Choosing the Keepers on Garden Bloggers Bloom Day

July is when I start realizing it's time for a change. What's a true garden without change? Boring, for one. I've added and subtracted plants since I began to garden. But I'm talking about creating swathes of bare ground and employing plants with kinder, gentler natures. I've notified my staff (read: husband Dave) that we'll be pulling up square yards of plants when the weather cools off. But first, I'll identify a few of the keepers.

Corydalis sempervirens is thriving in an area of my garden I consider "sunny."

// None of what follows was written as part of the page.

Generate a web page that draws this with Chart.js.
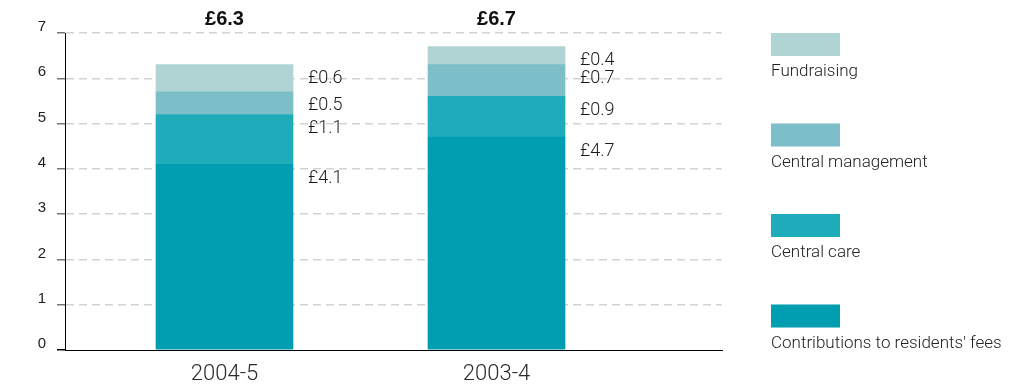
<!DOCTYPE html>
<html>
<head>
<meta charset="utf-8">
<script src="https://cdn.jsdelivr.net/npm/chart.js@4/dist/chart.umd.min.js"></script>
<style>
  html, body { margin: 0; padding: 0; background: #fff; }
  #wrap { width: 1025px; height: 385px; }
</style>
</head>
<body>
<div id="wrap"><canvas id="incomeChart" width="1025" height="385"></canvas></div>
<script>
const periods = ['2004-5', '2003-4'];
const seriesNames = ['Contributions to residents\' fees', 'Central care', 'Central management', 'Fundraising'];
const contributions = [4.1, 4.7];
const centralCare = [1.1, 0.9];
const centralManagement = [0.5, 0.7];
const fundraising = [0.6, 0.4];
const totals = ['£6.3', '£6.7'];
const yTicks = [0, 1, 2, 3, 4, 5, 6, 7];
const colours = ['#009eb0', '#1eabba', '#7cbfc8', '#b0d4d4'];

const seriesValues = [contributions, centralCare, centralManagement, fundraising];
const VALUE_FONT = '300 18px Roboto, "Liberation Sans", Arial, sans-serif';
const LEGEND_FONT = '300 17px Roboto, "Liberation Sans", Arial, sans-serif';

const toPoints = (vals) => vals.map((v, i) => ({ x: i + 1, y: v }));

// value labels, totals and the legend on the right
const annotations = {
  id: 'annotations',
  afterDraw(chart) {
    const ctx = chart.ctx;
    const yScale = chart.scales.y;
    const area = chart.chartArea;
    ctx.save();

    chart.data.datasets.forEach((ds, di) => {
      const meta = chart.getDatasetMeta(di);
      meta.data.forEach((bar, i) => {
        let top = 0;
        for (let k = 0; k <= di; k++) top += seriesValues[k][i];
        const y = yScale.getPixelForValue(top) + 14;
        ctx.font = VALUE_FONT;
        ctx.fillStyle = '#1a1a1a';
        ctx.textAlign = 'left';
        ctx.textBaseline = 'middle';
        ctx.fillText('£' + ds.data[i].y.toFixed(1), bar.x + bar.width / 2 + 15, y);
      });
    });

    const first = chart.getDatasetMeta(0);
    first.data.forEach((bar, i) => {
      ctx.font = 'bold 20px "Liberation Sans", Arial, sans-serif';
      ctx.fillStyle = '#111';
      ctx.textAlign = 'center';
      ctx.textBaseline = 'middle';
      ctx.fillText(totals[i], bar.x, area.top - 14);
    });

    // legend, top item is the top of the stack
    const order = chart.data.datasets.map((d, i) => i).reverse();
    order.forEach((di, row) => {
      const ds = chart.data.datasets[di];
      const y0 = area.top + row * 90.5;
      ctx.fillStyle = ds.backgroundColor;
      ctx.fillRect(771, y0, 69, 23);
      ctx.font = LEGEND_FONT;
      ctx.fillStyle = '#222';
      ctx.textAlign = 'left';
      ctx.textBaseline = 'middle';
      ctx.fillText(ds.label, 771, y0 + 39);
    });
    ctx.restore();
  }
};

new Chart(document.getElementById('incomeChart').getContext('2d'), {
  type: 'bar',
  data: {
    datasets: seriesNames.map((name, i) => ({
      label: name,
      data: toPoints(seriesValues[i]),
      backgroundColor: colours[i],
      borderWidth: 0,
      barThickness: 137,
    })),
  },
  options: {
    responsive: false,
    animation: false,
    layout: { padding: { left: 0, right: 303, top: 33, bottom: 0 } },
    plugins: {
      legend: { display: false },
      tooltip: { enabled: false },
    },
    scales: {
      x: {
        type: 'linear',
        stacked: true,
        offset: false,
        min: 0.4136,
        max: 2.829,
        afterBuildTicks: (axis) => {
          axis.ticks = periods.map((p, i) => ({ value: i + 1 }));
        },
        afterFit: (scale) => { scale.height = 35; },
        grid: { display: false, drawTicks: false },
        border: { display: true, color: '#000', width: 1 },
        ticks: {
          autoSkip: false,
          maxRotation: 0,
          padding: 11,
          color: '#2a2a2a',
          font: { family: 'Roboto, "Liberation Sans", Arial, sans-serif', size: 22, weight: '300' },
          callback: (v) => periods[v - 1] || '',
        },
      },
      y: {
        stacked: true,
        min: 0,
        max: 7,
        afterBuildTicks: (axis) => {
          axis.ticks = yTicks.map((v) => ({ value: v }));
        },
        afterFit: (scale) => { scale.width = 65; },
        border: { display: true, color: '#000', width: 1, dash: [8, 5] },
        grid: {
          color: (c) => (c.tick && c.tick.value === 0 ? 'rgba(0,0,0,0)' : '#d3d3d3'),
          lineWidth: 1.5,
          tickLength: 8,
          tickColor: (c) => (c.tick && c.tick.value === 0 ? '#000' : '#777'),
          tickBorderDash: [],
          tickWidth: 1.5,
        },
        ticks: {
          padding: 11,
          labelOffset: -6,
          color: '#222',
          font: { family: '"Liberation Sans", Arial, sans-serif', size: 15 },
        },
      },
    },
  },
  plugins: [annotations],
});
</script>
</body>
</html>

With a name like "rock harlequin," how can I say goodbye to this adorable, self-sown native? According to the USDA, it's endangered in Indiana. Corydalis sempivirens seems to have made itself comfy in a spot I created for the placement of a pot. It's a corner of the garden that cries out for color and which I covered with a found bag of aquarium rock and a leftover ceramic floor tile. In nature, this little charmer is either a biennial or annual that grows in rock crevices and/or poor soil in a woodland clearing.

Spigelia marilandica (woodland pinkroot) is an easy keeper if it has a good location.
I've had Spigelia marilandica (Indian pinkroot) for at least six years, and it's one of those plants that just chugs along happily without requiring anything at all from me. This native is also endangered in Indiana, and is finicky about its location. Give it shade and ignore it, and Bob's your uncle, as they say. Okay, perhaps it requires more than that, but if you're not successful at first, try again and again in different spots throughout your garden and you're bound to make it happy eventually. I probably wouldn't bother if it weren't such a perfectly-compact, brightly-colored, interesting re-blooming plant. And come to think of it, those are some pretty great features!

Hydrangea Let's Dance(c) 'Starlight' is one of the best rebloomers in my garden.
And don't even get me started on Hydrangeas! I'm going to try to winnow them down to fewer than a dozen varieties. One that I'm really impressed with for its wondrous lacecap style and large sterile flowers is a Proven Selections variety called Let's Dance Starlight. Sent to me as a trial plant in the spring of 2008, this variety really started to show off last year, and this year to an even greater extent with lots more blooms. It's a rebloomer, so it can be cut back in spring and still have flowers.

Echinacea Big Sky 'Sunrise'
I've found myself with an abundance of coneflowers, some of which I'll need to give another year or so as they also have been given to me to try. Two of the keepers are Big Sky 'Sunrise' and 'Solar Flare'. Both of these outstanding coneflowers were bred by the Saul brothers of Itsaul Plants.

Echinacea 'Solar Flare'

Other keepers include those that have made their way upward so as not to take up as much horizontal space. It's taken awhile to get going, but Clematis 'Avant Garde' is a keeper for its color--a cheery raspberry red with a cute little tuft in the center.

By no means are these all of the plants I'll be hanging onto during the upcoming plant eradication. What we have here are shots of the plants that happen to be clamoring for my attention on Garden Bloggers Bloom Day. See more of what's looking its best here at May Dreams Gardens.


  1. Loved your ‘keepers’, I think it is great to every now and then pull out some plants and put in something new, it rejuvenates the garden and there are so many exciting plants to have! Loved your Echinaceas, both of them :-) and I agree your blue hydrangea is a stunner. I am redesigning one of my flowerbeds this autumn and can’t wait to get started planning new plant purchases, I have already chucked out the ones that were not for keep.

    1. Thanks Helene. It's truly an obsession, isn't it? But one that's lots of fun.

  2. OOOooo that clematis is certainly a keeper. I can't wait to find that one available around here. Happy GBBD.